Kraków joins UNESCO Cities of Literature

Kraków joins UNESCO Cities of Literature

Kraków has been named a UNESCO City of Literature, the seventh holder of the prestigious title alongside Edinburgh, Melbourne, Iowa City, Dublin, Reykjavik, and Norwich in England. UNESCO’s City of Literature program is part of the organization’s Creative Cities Network.

Market Square wits St Mary and St. Adalbert Churches, Krakow: photo - Wikipedia

Market Square wits St Mary and St. Adalbert Churches, Krakow: photo – Wikipedia

The announcement by Irina Bokova, Director-General of UNESCO, marks the crowning of three years of efforts by Krakow’s cultural milieu and Edinburgh, its partner city, to have the city’s literary traditions and its present literary scene recognized on an international forum.

Krakow’s application won the support of over 150 prominent writers, including Nobel Prize winners Orhan Pamuk, Mario Vargas Llosa and Herta Mueller.

Welcoming the UNESCO decision, mayor of Krakow Jacek Majchrowski, said few cities are honored with such a title.
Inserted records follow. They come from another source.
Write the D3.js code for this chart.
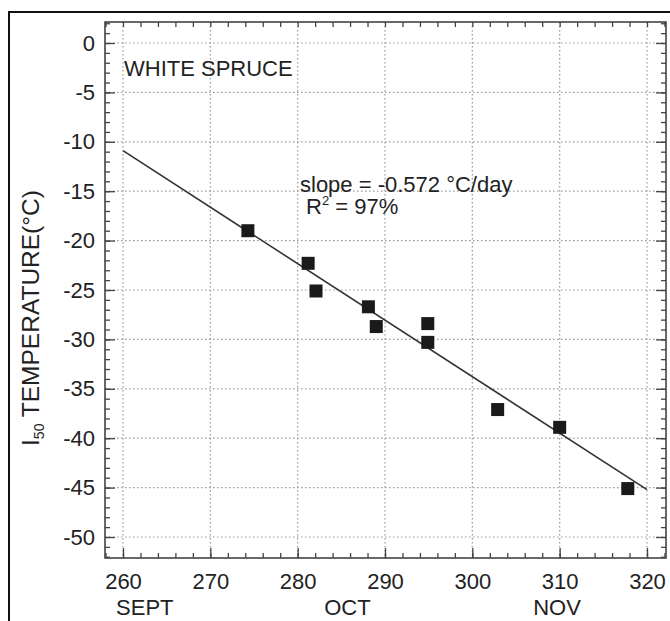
<!DOCTYPE html>
<html>
<head>
<meta charset="utf-8">
<script src="https://cdn.jsdelivr.net/npm/d3@7"></script>
<style>
  body { margin: 0; background: #fff; }
  svg { display: block; font-family: "Liberation Sans", Arial, sans-serif; }
</style>
</head>
<body>
<div id="chart"></div>
<script>
// 데이터
const dayOfYear = [274.3, 281.2, 282.1, 288.1, 289.0, 294.9, 294.9, 302.9, 310.0, 317.8];
const i50Temp   = [-19.0, -22.3, -25.1, -26.7, -28.7, -28.4, -30.3, -37.1, -38.9, -45.1];
const fitDays   = [260, 320];
const fitTemps  = [-10.9, -45.2];
const xTicks = [260, 270, 280, 290, 300, 310, 320];
const yTicks = [0, -5, -10, -15, -20, -25, -30, -35, -40, -45, -50];
const months = ['SEPT', 'OCT', 'NOV'];
const monthDays = [262.5, 285.7, 309.7];

const W = 670, H = 621;
const box = {left: 105, right: 666, top: 22, bottom: 558};

const svg = d3.select('#chart')
    .append('svg')
    .attr('width', W)
    .attr('height', H);

// 바깥 테두리
svg.append('rect')
    .attr('x', 9).attr('y', 12)
    .attr('width', 720).attr('height', 720)
    .attr('fill', 'none')
    .attr('stroke', '#111')
    .attr('stroke-width', 2);

const x = d3.scaleLinear().domain([260, 320]).range([123, 647]);
const y = d3.scaleLinear().domain([0, -50]).range([43, 537]);

const minorX = d3.range(258, 323, 2);
const minorY = d3.range(2, -53, -1);

// 격자
svg.append('g')
    .selectAll('line')
    .data(xTicks)
    .enter().append('line')
    .attr('x1', d => x(d)).attr('x2', d => x(d))
    .attr('y1', box.top).attr('y2', box.bottom)
    .attr('stroke', '#999')
    .attr('stroke-width', 1.2)
    .attr('stroke-dasharray', '1.5,2.5');

svg.append('g')
    .selectAll('line')
    .data(yTicks)
    .enter().append('line')
    .attr('x1', box.left).attr('x2', box.right)
    .attr('y1', d => y(d)).attr('y2', d => y(d))
    .attr('stroke', '#999')
    .attr('stroke-width', 1.2)
    .attr('stroke-dasharray', '1.5,2.5');

// 축 (안쪽 눈금)
function styleAxis(g) {
    g.select('.domain').remove();
    g.selectAll('line').attr('stroke', '#444').attr('stroke-width', 1.3);
    g.selectAll('text')
        .attr('fill', '#222')
        .style('font-size', '22px');
}

const plain = d => String(d);

// 왼쪽
svg.append('g')
    .attr('transform', `translate(${box.left},0)`)
    .call(d3.axisLeft(y).tickValues(minorY).tickSize(-5).tickFormat(''))
    .call(styleAxis);
svg.append('g')
    .attr('transform', `translate(${box.left},0)`)
    .call(d3.axisLeft(y).tickValues(yTicks).tickSize(-10).tickPadding(10).tickFormat(plain))
    .call(styleAxis);

// 오른쪽
svg.append('g')
    .attr('transform', `translate(${box.right},0)`)
    .call(d3.axisRight(y).tickValues(minorY).tickSize(-5).tickFormat(''))
    .call(styleAxis);
svg.append('g')
    .attr('transform', `translate(${box.right},0)`)
    .call(d3.axisRight(y).tickValues(yTicks).tickSize(-10).tickFormat(''))
    .call(styleAxis);

// 아래
svg.append('g')
    .attr('transform', `translate(0,${box.bottom})`)
    .call(d3.axisBottom(x).tickValues(minorX).tickSize(-5).tickFormat(''))
    .call(styleAxis);
svg.append('g')
    .attr('transform', `translate(0,${box.bottom})`)
    .call(d3.axisBottom(x).tickValues(xTicks).tickSize(-10).tickPadding(15).tickFormat(plain))
    .call(styleAxis);

// 위
svg.append('g')
    .attr('transform', `translate(0,${box.top})`)
    .call(d3.axisTop(x).tickValues(minorX).tickSize(-5).tickFormat(''))
    .call(styleAxis);

// 플롯 박스
svg.append('rect')
    .attr('x', box.left).attr('y', box.top)
    .attr('width', box.right - box.left)
    .attr('height', box.bottom - box.top)
    .attr('fill', 'none')
    .attr('stroke', '#444')
    .attr('stroke-width', 1.6);

// 월 레이블
svg.append('g')
    .selectAll('text')
    .data(months)
    .enter().append('text')
    .attr('x', (d, i) => x(monthDays[i]))
    .attr('y', 615)
    .attr('text-anchor', 'middle')
    .attr('fill', '#222')
    .style('font-size', '22px')
    .text(d => d);

// 회귀선
const fit = fitDays.map((d, i) => ({day: d, temp: fitTemps[i]}));
svg.append('path')
    .datum(fit)
    .attr('fill', 'none')
    .attr('stroke', '#333')
    .attr('stroke-width', 1.6)
    .attr('d', d3.line().x(d => x(d.day)).y(d => y(d.temp)));

// 데이터 포인트
const pts = dayOfYear.map((d, i) => ({day: d, temp: i50Temp[i]}));
const s = 13;
svg.append('g')
    .selectAll('rect')
    .data(pts)
    .enter().append('rect')
    .attr('x', d => x(d.day) - s / 2)
    .attr('y', d => y(d.temp) - s / 2)
    .attr('width', s).attr('height', s)
    .attr('fill', '#1a1a1a');

// 주석
svg.append('text')
    .attr('x', 124).attr('y', 76)
    .attr('fill', '#222')
    .style('font-size', '22px')
    .text('WHITE SPRUCE');

svg.append('text')
    .attr('x', 300).attr('y', 192)
    .attr('fill', '#222')
    .style('font-size', '22px')
    .text('slope = -0.572 °C/day');

const r2 = svg.append('text')
    .attr('x', 306).attr('y', 214)
    .attr('fill', '#222')
    .style('font-size', '22px');
r2.append('tspan').text('R');
r2.append('tspan').attr('dy', -9).style('font-size', '13px').text('2');
r2.append('tspan').attr('dy', 9).text(' = 97%');

// Y축 레이블
const yl = svg.append('text')
    .attr('transform', 'translate(39,318) rotate(-90)')
    .attr('text-anchor', 'middle')
    .attr('fill', '#222')
    .style('font-size', '24.5px');
yl.append('tspan').text('I');
yl.append('tspan').attr('dy', 5).style('font-size', '14px').text('50');
yl.append('tspan').attr('dy', -5).text(' TEMPERATURE(°C)');
</script>
</body>
</html>
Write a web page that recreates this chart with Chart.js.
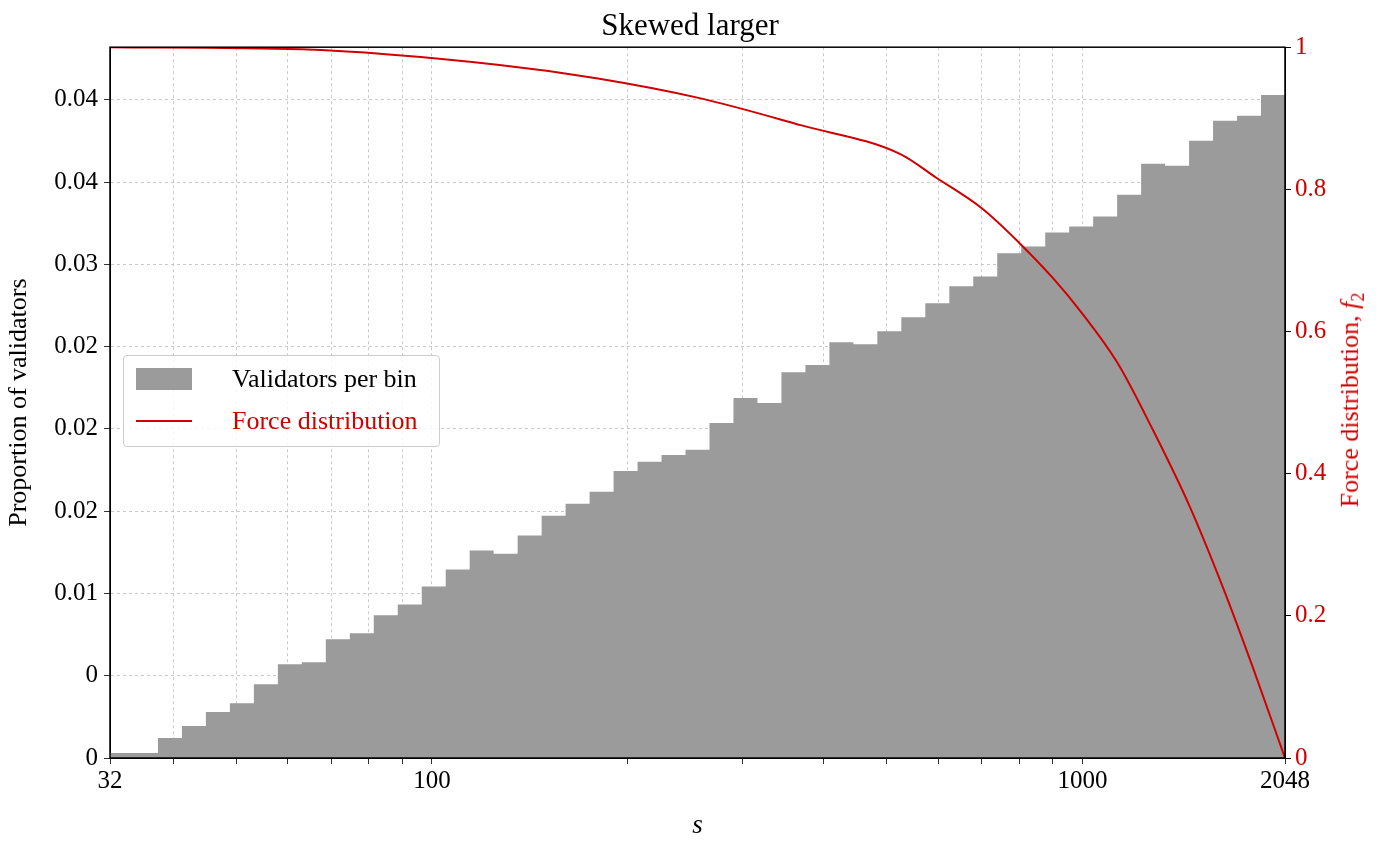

The mayor recalled that it was in Kraków, in 1508, the first book in the Polish language was published, under the title ‘The History of the Martyrdom of Our Lord Jesus Christ’ by an anonymous author, and that Kraków has an extensive network of public libraries and publishing houses.

Kraków also serves as the venue for two major literary festivals, an annual Joseph Conrad Festival and the bi-annual Czesław Miłosz Festival, and hosts an annual Book Fair and ‘Meetings of Poets from the East and West’, which attracts more than 35,000 visitors.

Kraków was the home of Wisława Szymborska, the Nobel Prize in Literature winner in 1996, throughout her long life until her death last year, and for many years of Czesław Miłosz, the 1980 Nobel Prize winner, plus Sławomir Mrożek, who died last August.

John Kenyon, executive director of the Iowa City UNESCO City of Literature, said Krakow was a welcome addition to the network.

“I had the pleasure of travelling to Krakow last year, and what I found was a vibrant literary city that celebrates deep heritage and enormous potential,” he said.